PDA

View Full Version : Projected Improvement: Pace/Speed


Cesario!
04-07-2006, 12:12 PM
Hi all.

I've come into a bit of money -- enough to start a bankroll -- so I plan to be a horseplayer professionaly for the summer. As part of this, I'm researching software again. Anyhow, a very specific question:

Can anyone recommend a program (if one exists) that attempts to project improvement in horses, running in "class-step" races, i.e MSW, N1X, N2X, GS. I'm generally thinking younger horses, but improvement (although more form than talent-based) is a concept applicable to older horses as wel. My biggest complaint with most software (and most approaches) is that they are too focused on what has happened in the past and not on what theorectically could happen in the future and the probabilities of different scenarios happening. I think speculative handicappers do this intuitively, but I wouldn't mind automating the process some to be able to hit more tracks. I believe the key to good mutuals (at least what I've found over my handicapping life) is seeing improvement when it's not explicitly apparent from the past data.

If anyone reads the baseball prospectus, it's similar to their project stats and their probality calculations for improve, decline, etc.

xfile
04-07-2006, 12:46 PM
Sounds like you want something with a vast amount of AI. Most programs out there are mostly mathematical and/or scientific. IMO you should invest in a custom made program made for your exact specs. Find a good programmer with horse racing knowledge. My guy is tied up on my project probably for the rest of this year on a big AI thing for me. I'm sure a few guys on PA here are programmers with enough skill to write you a custom deal. If you knew the path a horse takes with a pattern for improvement you could artificially inject that criteria into a program. Well anyway good luck with your bankroll and your idea. :cool:

traynor
04-07-2006, 03:07 PM
Cesario! wrote: <My biggest complaint with most software (and most approaches) is that they are too focused on what has happened in the past and not on what theorectically could happen in the future and the probabilities of different scenarios happening.>

I tend to agree, except that studying the past realistically can enable you to forecast with increased precision; that is the basis of statistical analysis. The weakness of most software is that they fail to follow even basic statistical procedures in favor of "results" that are essentially unrepeatable. Most importantly, correcting for outliers. Any application that fails to normalize the dataset used in calculating "averages" is not worth betting on.

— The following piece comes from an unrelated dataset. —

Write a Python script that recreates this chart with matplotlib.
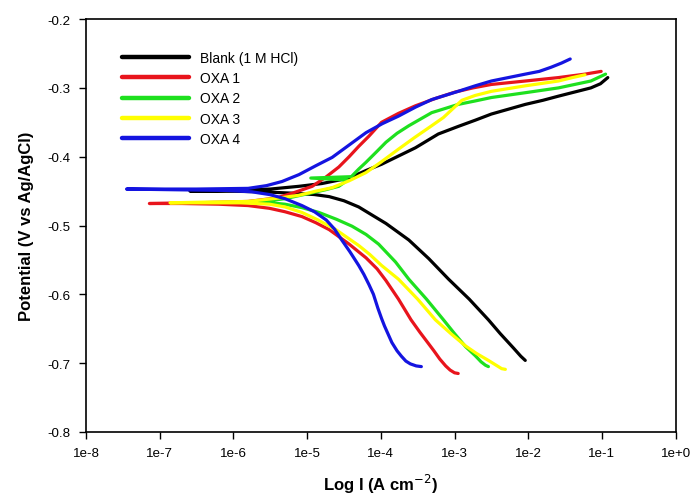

As for theoretical implications of possible future events, any study implicitly agrees that, a) events are not completely random, and, b) past tendencies can be used to predict possible future events. Take that first big step of culling the outliers, layering samples that are truly representative, and there are dozens of applications that do a credible job of predicting. Most go by the acronyms of ERP or DSS; enterprise resource planning and decision support systems.

If you still want to hire a programmer, find some graduate student who knows absolutely nothing about racing, and give him or her a set of specifications for what you want. Handicappers in general (as well as most statisticians and number crunchers) are hopelessly pedantic and unimaginative when it comes to designing innovative software.
Good Luck

46zilzal
04-07-2006, 03:37 PM
really significant PROJECTED improvement only occurs in babies, equipment changes, and surface changes

Cesario!
04-07-2006, 03:48 PM
I tend to agree, except that studying the past realistically can enable you to forecast with increased precision; that is the basis of statistical analysis.

I agree with that statement. I would only add that most methods seem to view the future as limited by the past. I think experience would suggest otherwise in terms of improving horses.